Problem requirements |
Each line from the start of the records through the line containing "ax.bar(x, inflows, width=0.69, color=bar_colors)" is to be transcribed exactly, and no other line is to be included.

- - -

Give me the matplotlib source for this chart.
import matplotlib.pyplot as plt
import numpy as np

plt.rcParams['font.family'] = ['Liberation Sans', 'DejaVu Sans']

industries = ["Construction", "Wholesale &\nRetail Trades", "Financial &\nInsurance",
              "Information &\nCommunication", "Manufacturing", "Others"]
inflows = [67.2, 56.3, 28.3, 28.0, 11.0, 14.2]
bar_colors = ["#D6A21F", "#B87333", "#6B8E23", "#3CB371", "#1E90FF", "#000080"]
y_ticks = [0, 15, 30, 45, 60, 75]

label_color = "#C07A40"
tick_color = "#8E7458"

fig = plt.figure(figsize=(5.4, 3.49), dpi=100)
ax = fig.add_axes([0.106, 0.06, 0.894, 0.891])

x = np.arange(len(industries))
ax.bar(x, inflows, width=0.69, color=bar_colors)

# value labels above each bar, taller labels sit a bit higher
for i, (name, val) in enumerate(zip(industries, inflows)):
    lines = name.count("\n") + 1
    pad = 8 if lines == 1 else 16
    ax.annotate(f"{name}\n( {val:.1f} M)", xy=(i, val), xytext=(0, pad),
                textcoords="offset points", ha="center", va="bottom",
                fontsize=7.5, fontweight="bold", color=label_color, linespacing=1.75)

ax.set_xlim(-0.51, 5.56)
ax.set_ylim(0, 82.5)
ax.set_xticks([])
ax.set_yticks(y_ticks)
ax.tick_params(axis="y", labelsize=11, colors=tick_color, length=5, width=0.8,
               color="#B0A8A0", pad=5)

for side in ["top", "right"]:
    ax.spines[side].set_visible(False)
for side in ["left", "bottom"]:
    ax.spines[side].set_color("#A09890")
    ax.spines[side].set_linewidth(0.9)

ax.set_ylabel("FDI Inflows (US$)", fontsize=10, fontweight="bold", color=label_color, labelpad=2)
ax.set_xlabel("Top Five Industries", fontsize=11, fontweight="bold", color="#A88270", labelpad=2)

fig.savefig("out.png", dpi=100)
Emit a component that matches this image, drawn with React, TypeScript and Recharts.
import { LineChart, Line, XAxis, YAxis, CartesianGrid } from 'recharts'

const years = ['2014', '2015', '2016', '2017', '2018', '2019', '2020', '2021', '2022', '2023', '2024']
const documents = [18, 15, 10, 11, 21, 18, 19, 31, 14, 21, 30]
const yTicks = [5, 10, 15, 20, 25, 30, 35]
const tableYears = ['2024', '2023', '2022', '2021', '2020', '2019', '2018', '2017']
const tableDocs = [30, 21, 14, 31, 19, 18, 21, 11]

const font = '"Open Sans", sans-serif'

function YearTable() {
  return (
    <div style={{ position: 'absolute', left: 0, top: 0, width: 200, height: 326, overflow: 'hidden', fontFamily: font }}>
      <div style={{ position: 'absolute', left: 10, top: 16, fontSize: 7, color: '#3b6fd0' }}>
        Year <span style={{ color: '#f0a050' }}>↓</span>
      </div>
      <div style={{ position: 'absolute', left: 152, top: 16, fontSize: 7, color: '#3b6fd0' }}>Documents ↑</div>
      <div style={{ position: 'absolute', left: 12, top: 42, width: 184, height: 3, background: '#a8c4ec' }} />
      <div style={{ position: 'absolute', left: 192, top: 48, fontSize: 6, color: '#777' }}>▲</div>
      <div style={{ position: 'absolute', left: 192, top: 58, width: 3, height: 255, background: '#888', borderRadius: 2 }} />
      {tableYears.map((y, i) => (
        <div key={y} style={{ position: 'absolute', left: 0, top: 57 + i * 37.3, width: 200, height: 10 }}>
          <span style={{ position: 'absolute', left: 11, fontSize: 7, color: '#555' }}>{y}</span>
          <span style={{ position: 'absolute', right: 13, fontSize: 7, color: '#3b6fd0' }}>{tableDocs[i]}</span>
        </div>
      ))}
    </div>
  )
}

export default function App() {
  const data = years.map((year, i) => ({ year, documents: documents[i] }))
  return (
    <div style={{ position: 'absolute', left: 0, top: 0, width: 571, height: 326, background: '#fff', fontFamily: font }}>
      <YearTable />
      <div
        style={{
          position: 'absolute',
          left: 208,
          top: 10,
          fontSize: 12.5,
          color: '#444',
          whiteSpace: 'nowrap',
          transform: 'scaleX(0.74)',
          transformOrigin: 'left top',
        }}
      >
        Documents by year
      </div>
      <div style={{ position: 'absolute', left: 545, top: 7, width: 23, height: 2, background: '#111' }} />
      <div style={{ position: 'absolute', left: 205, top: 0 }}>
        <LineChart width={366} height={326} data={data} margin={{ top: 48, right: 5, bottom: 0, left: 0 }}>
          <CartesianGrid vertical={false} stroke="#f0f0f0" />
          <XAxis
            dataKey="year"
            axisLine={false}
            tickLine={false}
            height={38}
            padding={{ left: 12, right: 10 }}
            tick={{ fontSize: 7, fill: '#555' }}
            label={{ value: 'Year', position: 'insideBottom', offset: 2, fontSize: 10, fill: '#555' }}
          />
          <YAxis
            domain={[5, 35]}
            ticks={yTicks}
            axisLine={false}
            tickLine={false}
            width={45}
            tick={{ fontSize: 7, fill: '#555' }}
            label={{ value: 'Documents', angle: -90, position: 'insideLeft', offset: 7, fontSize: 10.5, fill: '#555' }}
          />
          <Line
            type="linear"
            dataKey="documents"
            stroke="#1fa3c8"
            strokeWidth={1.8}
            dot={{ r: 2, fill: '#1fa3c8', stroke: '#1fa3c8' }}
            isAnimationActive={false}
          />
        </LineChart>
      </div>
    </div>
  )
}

- - -

Finished exercise |
Give me the matplotlib source for this chart.
import matplotlib.pyplot as plt
import numpy as np

plt.rcParams['font.family'] = ['Liberation Sans', 'DejaVu Sans']

industries = ["Construction", "Wholesale &\nRetail Trades", "Financial &\nInsurance",
              "Information &\nCommunication", "Manufacturing", "Others"]
inflows = [67.2, 56.3, 28.3, 28.0, 11.0, 14.2]
bar_colors = ["#D6A21F", "#B87333", "#6B8E23", "#3CB371", "#1E90FF", "#000080"]
y_ticks = [0, 15, 30, 45, 60, 75]

label_color = "#C07A40"
tick_color = "#8E7458"

fig = plt.figure(figsize=(5.4, 3.49), dpi=100)
ax = fig.add_axes([0.106, 0.06, 0.894, 0.891])

x = np.arange(len(industries))
ax.bar(x, inflows, width=0.69, color=bar_colors)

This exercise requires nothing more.